John Adams: “Remember, democracy never lasts long. It soon wastes, exhausts, and murders itself.”
"The government is at least in principle accountable to the public. The private sector *in principle* is not. I can vote for a new President if I don't like his policies, but in principle I have no say in the way big companies operate."
of course not: the "private sector" are simply individuals engaging in business. you should not be allowed to force individuals to produce a certain good at a certain price under threat of government
"(People can "vote with their dollar" but that doesn't do much.)"
actually it's a driving market mechanism that has ruined many companies. Delta Airlines anyone? massive losses always occur when companies do something immoral, UNLESS the government is there to bail them out. this is historical fact.
"Well, one way people can have an influence on the economy is through government policies to regulate it, but this goes against the libertarian credo. So if people vote to say, raise the minimum wage, libertarians hate that, because they think people should be ruled abstractly by "the rules of the market." That's an anti-democratic attitude."
1. yes it's antidemocratic, it's pro-individual rights
2. the ACTUAL problem for the minimum wage is immigration, and low job growth. when you have too few jobs and too many laborers: you have a low wage. but liberals force a minimum wage, which hurts small businesses, increases unemployment, and drives up income inequality. the biggest minimum wages are in democrat controlled areas, predominately large cities, where across the board we see the larger poverty, income inequality, low income mobility, monopolies, and high unemployment volatility.

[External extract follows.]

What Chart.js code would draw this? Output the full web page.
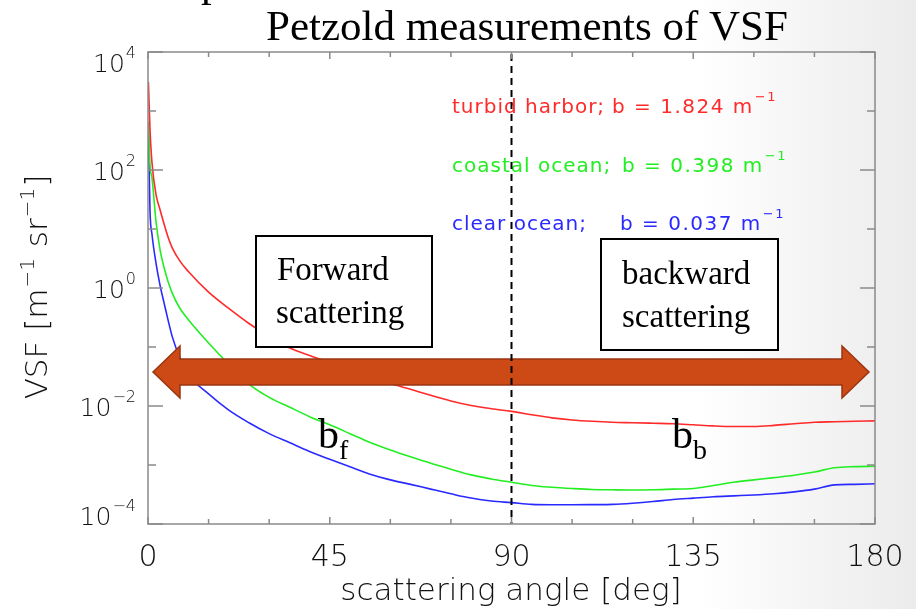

this is all under Democrat policy. explain THAT to me.
"Plus, I think in reality most people are probably more oppressed on the daily by their boss than by the federal government. And most libertarians are bitterly opposed to union organizing. So that's sort of the giveaway. If you don't want workers to be able to control their workplace, you do like authority. You just like the authority of the private sector."
libertarians have no problems with unions, they have a problem with unions who work with the government to create "closed shop" laws, where UNLESS you join a union and PAY fees, you can't work for certain companies. that's GOVERNMENT interference with unions. THAT is what libertarians hate... me personally i love the idea of organized and informed labor. unions need reform, not disbandment.
"What is called "libertarianism" in America to me, is deeply committed to authority: the authority of the boss. Early libertarian thinkers like Pierre Joseph Proudhon, Mikhail Bakunin, Peter Kropotkin were all socialists because they recognized that capitalism was incompatible with human freedom. They didn't like the government, but they also didn't like the coercive and oppressive effects of the "free" market."
those were NOT LIBERTARIANS! those were ANARCHISTS who became socialists. while some libertarians ARE anarchists, that is a radical fringe group. most libertarians want small government (BUT STILL SOME!) that's on a local level, and not tied to any businesses.
libertarians of the 1800s also are FAR different from the modern movement... so you need to get with the times.